Aside from the potential danger to our bodies, synthetics pose their own threat to the cannabis plants themselves. Nutrient burn is a common problem, where synthetic nutrient feeding overloads the plant with chemicals and causes it to wilt, have stunted growth, or even die altogether. Synthetic nutrients also cause salt build up in the soil or medium that the plant is grown in. This degrades soil and overtime leads to nutrient runoff, where the soil can no longer absorb and hold the nutrients so it just flows out. This is wasteful, obviously not helping the plant, and bad for the environment.
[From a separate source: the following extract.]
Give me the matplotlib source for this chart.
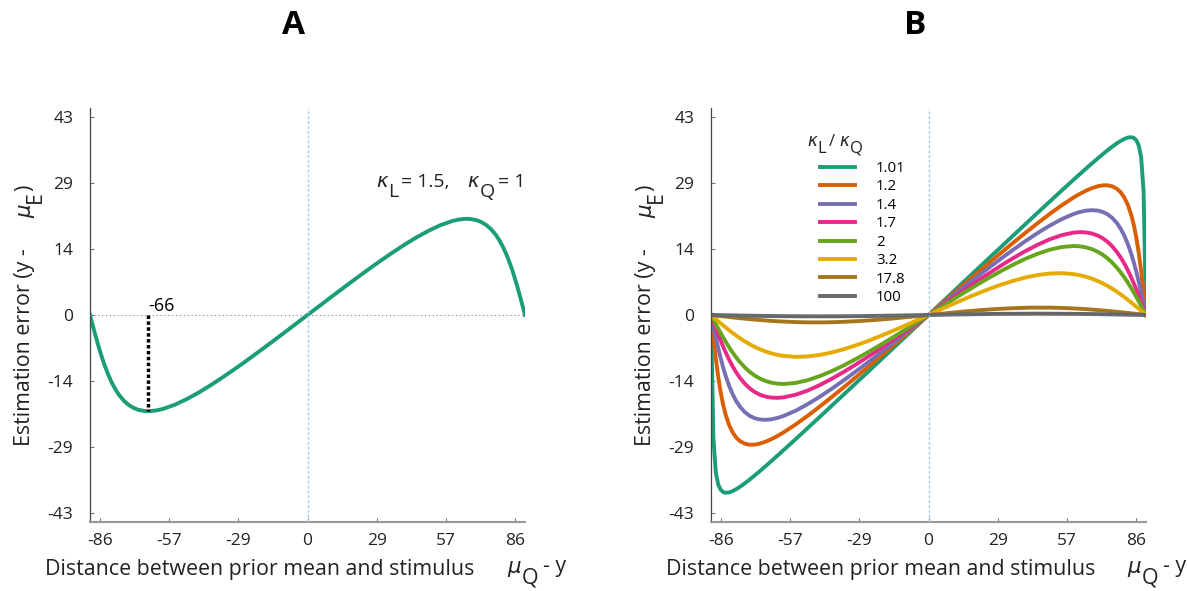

There are many in the industry who will argue that synthetic does not necessarily mean “unsafe” because they are refined from naturally occurring minerals and processed to remove toxins, but that's only for the plants, and we don’t really know if smoking those will have any long term negative effects on our health.


Have you ever lit up a joint that crackled as it burned, and you know there isn't any seeds or stems in it? Maybe you’ve smoked some top shelf flower and it tasted or smelled “off” besides having a perfect cure and trim. Those are both signs that the flower was grown with synthetic nutrients which are still present in the flower. That is direct evidence that ingesting flower grown with synthetic nutrients also means you are ingesting the synthetic nutrients as well. This effect is even more intense when dealing with concentrates, as separating the contaminants from concentrate products is time consuming and requires chemistry to do. Most growers or vendors just don’t put that kind of effort into their product.


Organic growing is a great choice for the plant, the end user, and the environment. Organic growing methods include using alfalfa meal, worm castings, manure, bat, chicken, or other bird guano or scat, fish emulsion, bone meal, fish meal, blood meal, and other plants processed into a food that is beneficial to living plants. All of these are renewable forms of material, and don’t leave residual contaminants in the plant. There are drawbacks to organic growing, such as the price. Organic materials must be harvested or collected, usually from animals in some way or a biproduct of other agriculture, and packaged and sold. This leads to a higher price than synthetic nutrients that can be processed in large amounts in laboratories. Organic nutrients also take a bit longer to absorb into the plant, as they have to be broken down in the soil before the plant can uptake it. Overall though, the pros far outweigh the cons. Organic methods are better for the plants, the environment, and the end user. Plus, its easy for those of you growing at home to make your own organic nutrient mixes for your plants.